- **WHAT THIS TASK INVOLVES**: Take the material below and retype it in full; pictures are left out.

+---+

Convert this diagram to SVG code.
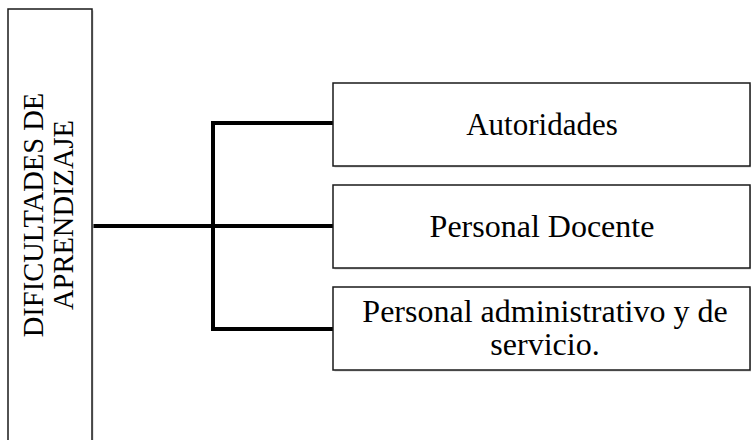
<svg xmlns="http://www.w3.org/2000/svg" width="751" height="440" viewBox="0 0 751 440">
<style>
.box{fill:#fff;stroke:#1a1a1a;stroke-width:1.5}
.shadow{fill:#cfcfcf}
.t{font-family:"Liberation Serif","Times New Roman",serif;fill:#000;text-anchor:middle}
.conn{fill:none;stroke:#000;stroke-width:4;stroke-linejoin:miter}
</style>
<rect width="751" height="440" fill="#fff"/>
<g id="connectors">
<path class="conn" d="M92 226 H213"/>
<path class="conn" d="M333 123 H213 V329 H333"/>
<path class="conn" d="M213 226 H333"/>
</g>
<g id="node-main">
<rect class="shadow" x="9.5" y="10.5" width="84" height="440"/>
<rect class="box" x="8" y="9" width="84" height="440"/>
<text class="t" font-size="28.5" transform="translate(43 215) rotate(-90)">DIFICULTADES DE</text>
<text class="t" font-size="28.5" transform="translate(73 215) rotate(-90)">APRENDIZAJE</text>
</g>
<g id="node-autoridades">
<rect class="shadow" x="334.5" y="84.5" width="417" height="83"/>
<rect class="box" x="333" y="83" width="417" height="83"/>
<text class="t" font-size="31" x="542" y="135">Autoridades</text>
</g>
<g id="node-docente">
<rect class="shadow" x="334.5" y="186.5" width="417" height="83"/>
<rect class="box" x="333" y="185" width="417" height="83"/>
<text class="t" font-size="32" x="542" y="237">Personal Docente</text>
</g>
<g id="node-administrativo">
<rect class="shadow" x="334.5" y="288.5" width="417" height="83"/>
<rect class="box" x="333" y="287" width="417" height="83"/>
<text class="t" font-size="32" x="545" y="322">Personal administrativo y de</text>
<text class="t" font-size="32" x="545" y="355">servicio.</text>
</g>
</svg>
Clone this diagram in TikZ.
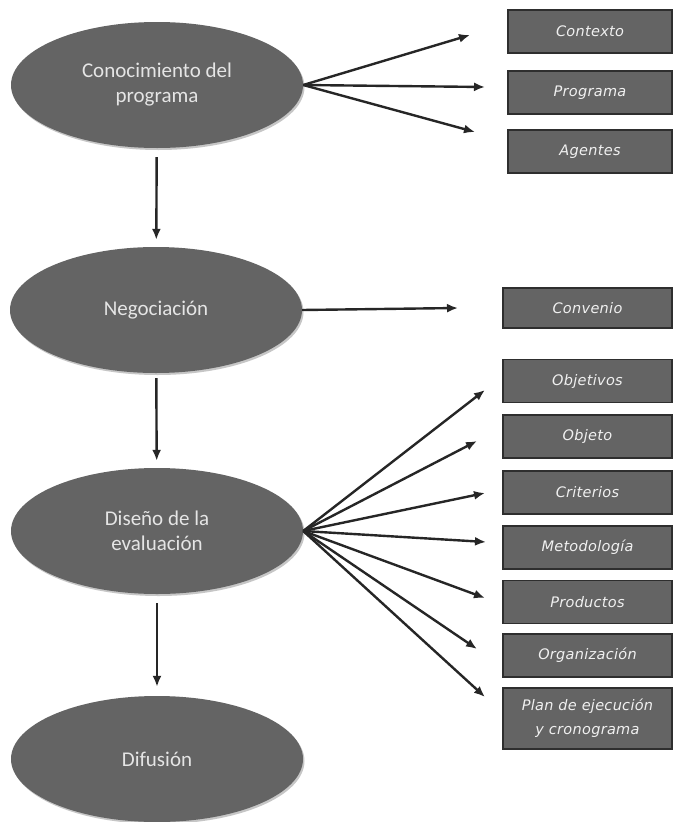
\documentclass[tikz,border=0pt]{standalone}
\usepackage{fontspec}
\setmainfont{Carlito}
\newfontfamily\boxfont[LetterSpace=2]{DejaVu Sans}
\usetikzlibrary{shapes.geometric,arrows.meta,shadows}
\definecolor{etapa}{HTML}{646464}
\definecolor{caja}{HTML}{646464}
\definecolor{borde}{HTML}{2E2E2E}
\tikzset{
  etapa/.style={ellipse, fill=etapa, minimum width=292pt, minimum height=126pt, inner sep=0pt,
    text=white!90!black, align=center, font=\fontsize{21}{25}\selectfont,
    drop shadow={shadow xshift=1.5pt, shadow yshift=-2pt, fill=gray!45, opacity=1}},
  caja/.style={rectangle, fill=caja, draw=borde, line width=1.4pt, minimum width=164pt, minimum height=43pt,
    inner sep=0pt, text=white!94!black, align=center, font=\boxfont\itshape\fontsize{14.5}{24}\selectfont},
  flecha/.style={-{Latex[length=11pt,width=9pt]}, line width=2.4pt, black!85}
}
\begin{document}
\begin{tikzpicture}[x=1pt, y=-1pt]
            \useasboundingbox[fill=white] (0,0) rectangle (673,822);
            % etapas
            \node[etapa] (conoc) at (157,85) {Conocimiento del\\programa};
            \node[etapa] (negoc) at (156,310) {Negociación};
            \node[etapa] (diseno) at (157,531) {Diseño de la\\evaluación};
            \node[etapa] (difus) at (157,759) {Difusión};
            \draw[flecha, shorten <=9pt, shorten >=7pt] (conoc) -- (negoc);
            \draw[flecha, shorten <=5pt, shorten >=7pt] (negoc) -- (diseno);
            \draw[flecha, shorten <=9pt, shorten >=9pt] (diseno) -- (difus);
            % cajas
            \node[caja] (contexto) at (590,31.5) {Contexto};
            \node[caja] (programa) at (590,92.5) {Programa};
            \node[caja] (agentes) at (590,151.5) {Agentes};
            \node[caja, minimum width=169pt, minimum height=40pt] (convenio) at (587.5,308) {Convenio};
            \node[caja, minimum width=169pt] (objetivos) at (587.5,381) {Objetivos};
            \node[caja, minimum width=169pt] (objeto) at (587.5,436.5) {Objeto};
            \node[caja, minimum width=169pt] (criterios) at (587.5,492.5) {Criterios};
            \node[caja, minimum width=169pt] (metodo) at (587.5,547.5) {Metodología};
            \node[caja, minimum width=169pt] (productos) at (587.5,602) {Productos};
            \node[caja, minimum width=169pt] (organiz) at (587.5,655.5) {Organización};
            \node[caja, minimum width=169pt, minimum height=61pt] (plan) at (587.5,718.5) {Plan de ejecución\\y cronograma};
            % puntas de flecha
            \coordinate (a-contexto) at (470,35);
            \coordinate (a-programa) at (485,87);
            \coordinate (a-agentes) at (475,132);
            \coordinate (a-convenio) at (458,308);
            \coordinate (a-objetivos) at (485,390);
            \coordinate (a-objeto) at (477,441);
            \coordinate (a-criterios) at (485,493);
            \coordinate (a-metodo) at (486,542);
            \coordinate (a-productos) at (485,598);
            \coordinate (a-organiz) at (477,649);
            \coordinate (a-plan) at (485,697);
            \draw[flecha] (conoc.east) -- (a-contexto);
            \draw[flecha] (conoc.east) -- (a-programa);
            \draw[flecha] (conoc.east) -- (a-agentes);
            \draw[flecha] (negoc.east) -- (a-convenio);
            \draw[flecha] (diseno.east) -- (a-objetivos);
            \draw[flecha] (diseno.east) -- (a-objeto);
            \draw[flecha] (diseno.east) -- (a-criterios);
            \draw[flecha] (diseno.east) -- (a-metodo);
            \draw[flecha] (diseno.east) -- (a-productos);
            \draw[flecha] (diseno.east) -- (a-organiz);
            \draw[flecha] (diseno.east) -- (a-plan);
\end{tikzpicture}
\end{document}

+---+

- **CORRECT OUTPUT**:
Convert this diagram to SVG code.
<svg xmlns="http://www.w3.org/2000/svg" width="751" height="440" viewBox="0 0 751 440">
<style>
.box{fill:#fff;stroke:#1a1a1a;stroke-width:1.5}
.shadow{fill:#cfcfcf}
.t{font-family:"Liberation Serif","Times New Roman",serif;fill:#000;text-anchor:middle}
.conn{fill:none;stroke:#000;stroke-width:4;stroke-linejoin:miter}
</style>
<rect width="751" height="440" fill="#fff"/>
<g id="connectors">
<path class="conn" d="M92 226 H213"/>
<path class="conn" d="M333 123 H213 V329 H333"/>
<path class="conn" d="M213 226 H333"/>
</g>
<g id="node-main">
<rect class="shadow" x="9.5" y="10.5" width="84" height="440"/>
<rect class="box" x="8" y="9" width="84" height="440"/>
<text class="t" font-size="28.5" transform="translate(43 215) rotate(-90)">DIFICULTADES DE</text>
<text class="t" font-size="28.5" transform="translate(73 215) rotate(-90)">APRENDIZAJE</text>
</g>
<g id="node-autoridades">
<rect class="shadow" x="334.5" y="84.5" width="417" height="83"/>
<rect class="box" x="333" y="83" width="417" height="83"/>
<text class="t" font-size="31" x="542" y="135">Autoridades</text>
</g>
<g id="node-docente">
<rect class="shadow" x="334.5" y="186.5" width="417" height="83"/>
<rect class="box" x="333" y="185" width="417" height="83"/>
<text class="t" font-size="32" x="542" y="237">Personal Docente</text>
</g>
<g id="node-administrativo">
<rect class="shadow" x="334.5" y="288.5" width="417" height="83"/>
<rect class="box" x="333" y="287" width="417" height="83"/>
<text class="t" font-size="32" x="545" y="322">Personal administrativo y de</text>
<text class="t" font-size="32" x="545" y="355">servicio.</text>
</g>
</svg>
Clone this diagram in TikZ.
\documentclass[tikz,border=0pt]{standalone}
\usepackage{fontspec}
\setmainfont{Carlito}
\newfontfamily\boxfont[LetterSpace=2]{DejaVu Sans}
\usetikzlibrary{shapes.geometric,arrows.meta,shadows}
\definecolor{etapa}{HTML}{646464}
\definecolor{caja}{HTML}{646464}
\definecolor{borde}{HTML}{2E2E2E}
\tikzset{
  etapa/.style={ellipse, fill=etapa, minimum width=292pt, minimum height=126pt, inner sep=0pt,
    text=white!90!black, align=center, font=\fontsize{21}{25}\selectfont,
    drop shadow={shadow xshift=1.5pt, shadow yshift=-2pt, fill=gray!45, opacity=1}},
  caja/.style={rectangle, fill=caja, draw=borde, line width=1.4pt, minimum width=164pt, minimum height=43pt,
    inner sep=0pt, text=white!94!black, align=center, font=\boxfont\itshape\fontsize{14.5}{24}\selectfont},
  flecha/.style={-{Latex[length=11pt,width=9pt]}, line width=2.4pt, black!85}
}
\begin{document}
\begin{tikzpicture}[x=1pt, y=-1pt]
            \useasboundingbox[fill=white] (0,0) rectangle (673,822);
            % etapas
            \node[etapa] (conoc) at (157,85) {Conocimiento del\\programa};
            \node[etapa] (negoc) at (156,310) {Negociación};
            \node[etapa] (diseno) at (157,531) {Diseño de la\\evaluación};
            \node[etapa] (difus) at (157,759) {Difusión};
            \draw[flecha, shorten <=9pt, shorten >=7pt] (conoc) -- (negoc);
            \draw[flecha, shorten <=5pt, shorten >=7pt] (negoc) -- (diseno);
            \draw[flecha, shorten <=9pt, shorten >=9pt] (diseno) -- (difus);
            % cajas
            \node[caja] (contexto) at (590,31.5) {Contexto};
            \node[caja] (programa) at (590,92.5) {Programa};
            \node[caja] (agentes) at (590,151.5) {Agentes};
            \node[caja, minimum width=169pt, minimum height=40pt] (convenio) at (587.5,308) {Convenio};
            \node[caja, minimum width=169pt] (objetivos) at (587.5,381) {Objetivos};
            \node[caja, minimum width=169pt] (objeto) at (587.5,436.5) {Objeto};
            \node[caja, minimum width=169pt] (criterios) at (587.5,492.5) {Criterios};
            \node[caja, minimum width=169pt] (metodo) at (587.5,547.5) {Metodología};
            \node[caja, minimum width=169pt] (productos) at (587.5,602) {Productos};
            \node[caja, minimum width=169pt] (organiz) at (587.5,655.5) {Organización};
            \node[caja, minimum width=169pt, minimum height=61pt] (plan) at (587.5,718.5) {Plan de ejecución\\y cronograma};
            % puntas de flecha
            \coordinate (a-contexto) at (470,35);
            \coordinate (a-programa) at (485,87);
            \coordinate (a-agentes) at (475,132);
            \coordinate (a-convenio) at (458,308);
            \coordinate (a-objetivos) at (485,390);
            \coordinate (a-objeto) at (477,441);
            \coordinate (a-criterios) at (485,493);
            \coordinate (a-metodo) at (486,542);
            \coordinate (a-productos) at (485,598);
            \coordinate (a-organiz) at (477,649);
            \coordinate (a-plan) at (485,697);
            \draw[flecha] (conoc.east) -- (a-contexto);
            \draw[flecha] (conoc.east) -- (a-programa);
            \draw[flecha] (conoc.east) -- (a-agentes);
            \draw[flecha] (negoc.east) -- (a-convenio);
            \draw[flecha] (diseno.east) -- (a-objetivos);
            \draw[flecha] (diseno.east) -- (a-objeto);
            \draw[flecha] (diseno.east) -- (a-criterios);
            \draw[flecha] (diseno.east) -- (a-metodo);
            \draw[flecha] (diseno.east) -- (a-productos);
            \draw[flecha] (diseno.east) -- (a-organiz);
            \draw[flecha] (diseno.east) -- (a-plan);
\end{tikzpicture}
\end{document}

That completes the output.